The war for statistics

My take on Bayesian and frequentist reasoning

Probability is confusing. It didn’t really make much sense to me (why are random variables neither random nor variables?) until I took my first course in measure theory, which really helped to put things into perspective.

Statistics is even more confusing, adding real-world aspects onto the back of theoretical probability. I hoped that there would be some sort of deeper picture here that would straighten things out for me, in much the same way that measure theory did for probability.

It turns out that there are two. And they don’t like each other very much.

Here is my attempt to decode frequentist and Bayesian mechanics:

Frequentism

Suppose you have a coin on a table in front of you. I tell you that the coin might be biased, and then ask you to tell me what the probability of heads is. You have never seen this coin before, but since it just sitting there, you might decide to flip the coin a few times. At this point, it seems reasonable to guess that the probability of heads is just the proportion of times that heads turned up.

Do Mario coins even have heads and tails? I wonder what high school stats classes look like in the Mushroom Kingdom…

This is a very simple example of frequentist reasoning – the idea that we can get information about a statistical process by sampling it a whole bunch of times (we make decisions based on the frequency of observed events). This is not justified in every case, but it is in fact accurate quite a lot of the time (including any case when we have independent trials, like above), justified by quite a lot of complex background math. If you were to go through all the calculations, you would find as the number of samples you take increases, the sample probability of heads will converge almost surely to the actual probability of heads.

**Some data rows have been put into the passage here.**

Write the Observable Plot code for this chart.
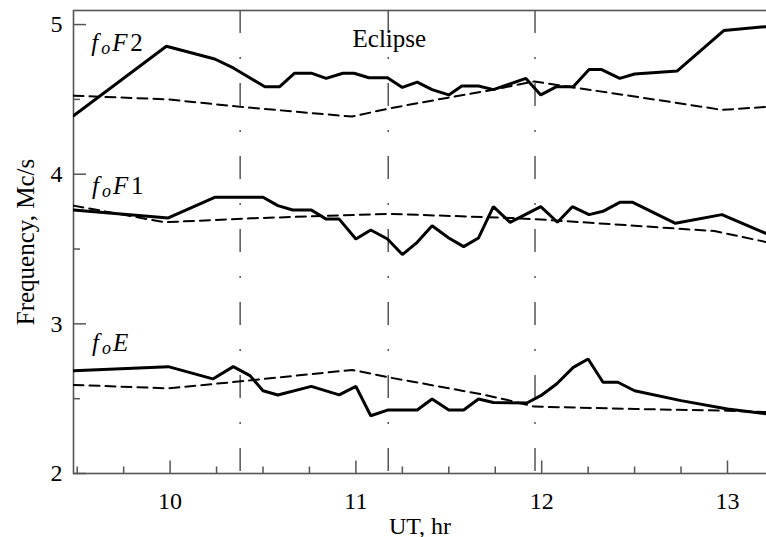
<!DOCTYPE html>
<html><head><meta charset="utf-8">
<script src="https://cdn.jsdelivr.net/npm/d3@7"></script>
<script src="https://cdn.jsdelivr.net/npm/@observablehq/plot@0.6"></script>
<style>
html,body{margin:0;padding:0;background:#fff;overflow:hidden;}
#chart svg{overflow:hidden;display:block;}
</style></head><body><div id="chart"></div>
<script>
// ---- data (UT hours, frequency Mc/s) ----
const f2ObsT = [9.48,9.98,10.24,10.34,10.51,10.59,10.67,10.76,10.84,10.93,10.99,11.07,11.17,11.25,11.33,11.41,11.50,11.57,11.66,11.74,11.915,11.995,12.08,12.17,12.255,12.32,12.42,12.50,12.73,12.98,13.215];
const f2ObsV = [4.39,4.855,4.77,4.71,4.585,4.585,4.675,4.675,4.64,4.675,4.675,4.645,4.645,4.58,4.615,4.565,4.53,4.59,4.59,4.565,4.64,4.53,4.585,4.585,4.70,4.70,4.64,4.67,4.69,4.96,4.987];
const f2RefT = [9.48,9.99,10.38,10.98,11.18,11.49,11.74,11.96,12.17,12.71,12.97,13.215];
const f2RefV = [4.525,4.50,4.45,4.385,4.44,4.51,4.565,4.62,4.58,4.48,4.43,4.45];

const f1ObsT = [9.48,9.99,10.24,10.50,10.58,10.66,10.76,10.84,10.91,11.00,11.08,11.17,11.25,11.33,11.41,11.50,11.58,11.66,11.74,11.83,11.995,12.085,12.165,12.255,12.33,12.42,12.49,12.72,12.97,13.215];
const f1ObsV = [3.761,3.708,3.846,3.846,3.79,3.761,3.761,3.70,3.70,3.567,3.627,3.567,3.463,3.545,3.656,3.574,3.516,3.574,3.783,3.678,3.783,3.679,3.783,3.73,3.752,3.812,3.812,3.672,3.73,3.60];
const f1RefT = [9.48,9.97,10.43,11.17,11.83,11.96,12.50,12.93,13.215];
const f1RefV = [3.79,3.679,3.705,3.735,3.708,3.70,3.656,3.62,3.545];

const eObsT = [9.48,9.99,10.23,10.34,10.43,10.50,10.58,10.76,10.91,11.00,11.08,11.17,11.33,11.41,11.50,11.58,11.66,11.74,11.92,11.995,12.08,12.17,12.25,12.33,12.41,12.50,12.75,13.0,13.215];
const eObsV = [2.687,2.714,2.632,2.714,2.654,2.553,2.525,2.582,2.525,2.582,2.386,2.424,2.424,2.498,2.424,2.424,2.498,2.475,2.471,2.52,2.598,2.709,2.765,2.61,2.61,2.553,2.487,2.431,2.398];
const eRefT = [9.48,9.99,10.38,10.98,11.18,11.67,11.83,11.96,12.50,13.0,13.215];
const eRefV = [2.592,2.569,2.616,2.692,2.642,2.531,2.487,2.447,2.431,2.42,2.41];

const eclipseTimes = [10.377, 11.174, 11.964];
const eclipseLabel = ["Eclipse"];
const eclipseLabelT = [11.18];
const eclipseLabelV = [4.853];

const labelMain = ["f","f","f"];
const labelSub = ["o","o","o"];
const labelLayer = ["F","F","E"];
const labelNum = ["2","1",""];
const labelT = [9.575, 9.58, 9.58];
const labelV = [4.826, 3.870, 2.821];

const xMajor = [10, 11, 12, 13];
const xMinor = [9.5, 9.75, 10.25, 10.5, 10.75, 11.25, 11.5, 11.75, 12.25, 12.5, 12.75];
const yMajor = [2, 3, 4, 5];
const yMinor = [2.5, 3.5, 4.5];

const xTitle = "UT, hr";
const yTitle = "Frequency, Mc/s";

// ---- tables built from arrays ----
const obs = [
  ...f2ObsT.map((t,i)=>({t, v:f2ObsV[i], s:"F2"})),
  ...f1ObsT.map((t,i)=>({t, v:f1ObsV[i], s:"F1"})),
  ...eObsT.map((t,i)=>({t, v:eObsV[i], s:"E"}))
];
const ref = [
  ...f2RefT.map((t,i)=>({t, v:f2RefV[i], s:"F2"})),
  ...f1RefT.map((t,i)=>({t, v:f1RefV[i], s:"F1"})),
  ...eRefT.map((t,i)=>({t, v:eRefV[i], s:"E"}))
];
const labels = labelMain.map((m,i)=>({t:labelT[i], v:labelV[i], text:m+labelSub[i]+labelLayer[i]+labelNum[i]}));
const eclipseRows = eclipseLabel.map((s,i)=>({t:eclipseLabelT[i], v:eclipseLabelV[i], text:s}));

const W = 766, H = 537, mL = 73, mR = 0, mT = 10, mB = 64;
const plotW = W - mL - mR, plotH = H - mT - mB;
const axisColor = "#555";
const serif = "'Liberation Serif', 'DejaVu Serif', serif";

const chart = Plot.plot({
  width: W, height: H,
  marginLeft: mL, marginRight: mR, marginTop: mT, marginBottom: mB,
  style: {fontFamily: serif, fontSize: "24px", color: "#000", background: "#fff"},
  x: {domain: [9.48, 13.21]},
  y: {domain: [2, 5.094]},
  marks: [
    Plot.frame({stroke: axisColor, strokeWidth: 1.6, insetRight: -3}),
    Plot.ruleX(eclipseTimes, {x: d=>d, stroke: "#555", strokeWidth: 1.5, strokeDasharray: "23,24,2,24"}),
    Plot.tickX(xMajor, {x: d=>d, stroke: axisColor, strokeWidth: 1.5, insetTop: plotH - 12.5}),
    Plot.tickX(xMinor, {x: d=>d, stroke: axisColor, strokeWidth: 1.5, insetTop: plotH - 6.5}),
    Plot.tickY(yMajor, {y: d=>d, stroke: axisColor, strokeWidth: 1.5, insetRight: plotW - 13}),
    Plot.tickY(yMinor, {y: d=>d, stroke: axisColor, strokeWidth: 1.5, insetRight: plotW - 7}),
    Plot.axisX({ticks: xMajor, tickSize: 0, tickPadding: 18, fontSize: 24, label: null, tickFormat: d=>String(d)}),
    Plot.axisY({ticks: yMajor, tickSize: 0, tickPadding: 11, fontSize: 24, label: null, tickFormat: d=>String(d)}),
    Plot.line(ref, {x: "t", y: "v", z: "s", stroke: "#000", strokeWidth: 2, strokeDasharray: "10,6", clip: true}),
    Plot.line(obs, {x: "t", y: "v", z: "s", stroke: "#000", strokeWidth: 3, strokeLinejoin: "miter", clip: true}),
    Plot.text(labels, {x: "t", y: "v", text: "text", textAnchor: "start", lineAnchor: "bottom", fontSize: 25, fill: "#000"}),
    Plot.text(eclipseRows, {x: "t", y: "v", text: "text", textAnchor: "middle", lineAnchor: "bottom", fontSize: 25, fill: "#000"}),
    Plot.text([xTitle], {text: d=>d, frameAnchor: "bottom", dy: 60, textAnchor: "middle", lineAnchor: "bottom", fontSize: 24, fill: "#000"}),
    Plot.text([yTitle], {text: d=>d, frameAnchor: "left", dx: -40, rotate: -90, textAnchor: "middle", lineAnchor: "bottom", fontSize: 25, fill: "#000"})
  ]
});
document.getElementById("chart").appendChild(chart);

// style curve labels: f (italic), subscript o, layer letter italic, digit upright
const labelTexts = labels.map(d=>d.text);
d3.select(chart).selectAll("text").each(function(){
  const i = labelTexts.indexOf(this.textContent);
  if (i < 0) return;
  const x0 = +(this.getAttribute("x") || 0);
  const el = d3.select(this);
  el.text(null);
  el.append("tspan").attr("x", x0).attr("font-style", "italic").text(labelMain[i]);
  el.append("tspan").attr("x", x0 + 10).attr("dy", 3).attr("font-size", 18).attr("font-style", "italic").text(labelSub[i]);
  el.append("tspan").attr("x", x0 + 21).attr("dy", -3).attr("font-style", "italic").text(labelLayer[i]);
  if (labelNum[i]) el.append("tspan").attr("x", x0 + 39).text(labelNum[i]);
});
</script>
</body></html>
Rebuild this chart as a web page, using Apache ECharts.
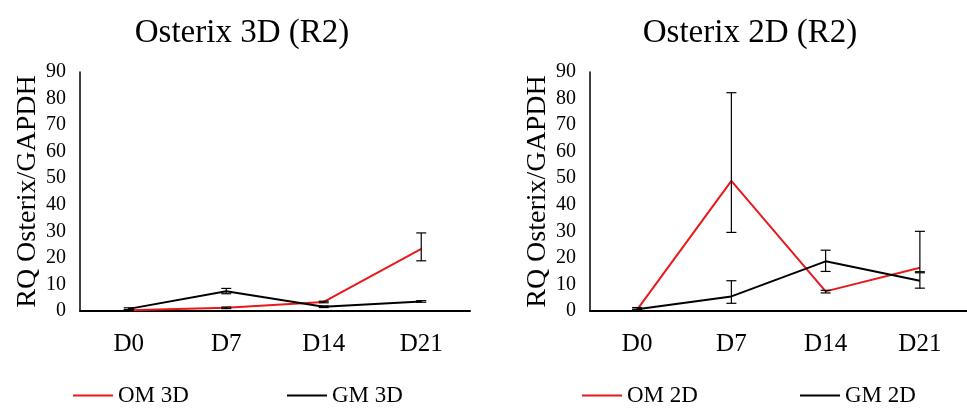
<!DOCTYPE html>
<html>
<head>
<meta charset="utf-8">
<script src="https://cdn.jsdelivr.net/npm/echarts@6.0.0/dist/echarts.min.js"></script>
<style>
  html, body { margin: 0; padding: 0; background: #fff; }
  #charts { width: 967px; height: 409px; }
</style>
</head>
<body>
<div id="charts"></div>
<script>
// days on the x axis
var days = ['D0', 'D7', 'D14', 'D21'];
var yTicks = [0, 10, 20, 30, 40, 50, 60, 70, 80, 90];

// 3D culture
var om3d = [0.3, 1.2, 3.4, 23.4];
var gm3d = [0.8, 7.4, 1.6, 3.6];
var om3dErr = [[0.1, 0.5], [0.9, 1.5], [3.1, 3.7], [18.9, 29.4]];
var gm3dErr = [[0.5, 1.2], [6.5, 8.5], [1.3, 1.9], [3.3, 3.9]];

// 2D culture
var om2d = [0.5, 49.0, 7.4, 16.3];
var gm2d = [0.7, 5.5, 18.7, 11.4];
var om2dErr = [[0.3, 0.7], [29.6, 82.2], [6.8, 7.8], [14.8, 30.0]];
var gm2dErr = [[0.3, 1.3], [2.9, 11.4], [14.9, 22.9], [8.6, 14.4]];

var serif = 'Liberation Serif';

function errData(arr) {
    return arr.map(function (d, i) { return [i, d[0], d[1]]; });
}

function renderErr(params, api) {
    var x = api.value(0);
    var lo = api.coord([x, api.value(1)]);
    var hi = api.coord([x, api.value(2)]);
    var w = 5;
    var st = { stroke: '#000', lineWidth: 1.2 };
    return {
        type: 'group',
        children: [
            { type: 'line', shape: { x1: hi[0], y1: hi[1], x2: lo[0], y2: lo[1] }, style: st },
            { type: 'line', shape: { x1: hi[0] - w, y1: hi[1], x2: hi[0] + w, y2: hi[1] }, style: st },
            { type: 'line', shape: { x1: lo[0] - w, y1: lo[1], x2: lo[0] + w, y2: lo[1] }, style: st }
        ]
    };
}

function xAx(idx) {
    return {
        type: 'category', gridIndex: idx, data: days, boundaryGap: true,
        axisLine: { lineStyle: { color: '#000', width: 2 } },
        axisTick: { show: false },
        axisLabel: { color: '#000', fontFamily: serif, fontSize: 25, margin: 21 }
    };
}

function yAx(idx) {
    return {
        type: 'value', gridIndex: idx, min: 0, max: 90, interval: 10,
        name: 'RQ Osterix/GAPDH', nameLocation: 'middle', nameRotate: 90, nameGap: 32,
        nameTextStyle: { color: '#000', fontFamily: serif, fontSize: 28 },
        axisLine: { show: true, lineStyle: { color: '#000', width: 1.5 } },
        axisTick: { show: false },
        splitLine: { show: false },
        axisLabel: { color: '#000', fontFamily: serif, fontSize: 20, margin: 14 }
    };
}

function lineSeries(name, data, idx, color) {
    return {
        name: name, type: 'line', xAxisIndex: idx, yAxisIndex: idx, data: data,
        symbol: 'none', lineStyle: { color: color, width: 2 }, itemStyle: { color: color },
        z: 3
    };
}

function errSeries(arr, idx) {
    return {
        type: 'custom', xAxisIndex: idx, yAxisIndex: idx, data: errData(arr),
        renderItem: renderErr, encode: { x: 0, y: [1, 2] }, z: 4, silent: true
    };
}

function legendItem(name, left) {
    return {
        data: [name], left: left, top: 379, icon: 'rect', itemWidth: 40, itemHeight: 2,
        textStyle: { color: '#000', fontFamily: serif, fontSize: 23 }, selectedMode: false
    };
}

var myChart = echarts.init(document.getElementById('charts'));
var option = {
    animation: false,
    backgroundColor: '#fff',
    title: [
        { text: 'Osterix 3D (R2)', left: 237, top: 12, textAlign: 'center',
          textStyle: { color: '#000', fontFamily: serif, fontSize: 33, fontWeight: 'normal' } },
        { text: 'Osterix 2D (R2)', left: 745, top: 12, textAlign: 'center',
          textStyle: { color: '#000', fontFamily: serif, fontSize: 33, fontWeight: 'normal' } }
    ],
    legend: [
        legendItem('OM 3D', 68),
        legendItem('GM 3D', 282),
        legendItem('OM 2D', 577),
        legendItem('GM 2D', 795)
    ],
    grid: [
        { left: 80, top: 72, width: 390, height: 239 },
        { left: 590, top: 72, width: 392, height: 239 }
    ],
    xAxis: [xAx(0), xAx(1)],
    yAxis: [yAx(0), yAx(1)],
    series: [
        lineSeries('OM 3D', om3d, 0, '#e8181c'),
        lineSeries('GM 3D', gm3d, 0, '#000'),
        errSeries(om3dErr, 0),
        errSeries(gm3dErr, 0),
        lineSeries('OM 2D', om2d, 1, '#e8181c'),
        lineSeries('GM 2D', gm2d, 1, '#000'),
        errSeries(om2dErr, 1),
        errSeries(gm2dErr, 1)
    ]
};
myChart.setOption(option);
</script>
</body>
</html>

Sadly, it is not possible to flip the coin infinitely many times. Tweaking the above approach to give useful answers with only a finite (but usually large) number of coin flips is largely case-specific, and is the job of the frequentist statistician.

Bayesianism

We have seen how a frequentist might handle the scenario above. Now we will put a Bayesian in the same scenario and see what they might do.

Thomas Bayes.gif
Reverend Thomas Bayes, a random British country pastor in the 1700s who discovered arguably the most useful single result in all of statistics, now known as Bayes’ Theorem.

The crux of Bayesian methods is what is called a “Bayesian prior” – a set of existing beliefs that we lay out before performing statistical trials. For example, maybe we believe strongly that our coin is fair, and our degree of belief in our coin having probability of heads p decreases as p strays from 1/2. We then sample – this could be a single coin flip or several – and update our beliefs based on what we observe.

Suppose that we do a bunch of coin flips and get a long sequence of heads. We would then update our beliefs to reflect this – we believe more strongly that p is larger than half, and the larger it is, the more strongly we believe. We still don’t have a direct answer to the question we were asked, but we do have a representation for our degree of belief that the probability of heads is p, for each value of p. Based on this there are a few sensible answers we could give – pick the value that we believe most in, take an average weighted by degree of belief, etc.

Conclusion

As you might have noticed, neither of these descriptions are complete – how does the frequentist approximate an infinite sequence of trials with only finitely many, how does the Bayesian choose their prior – but I think this gives a good idea of the philosophy behind each approach.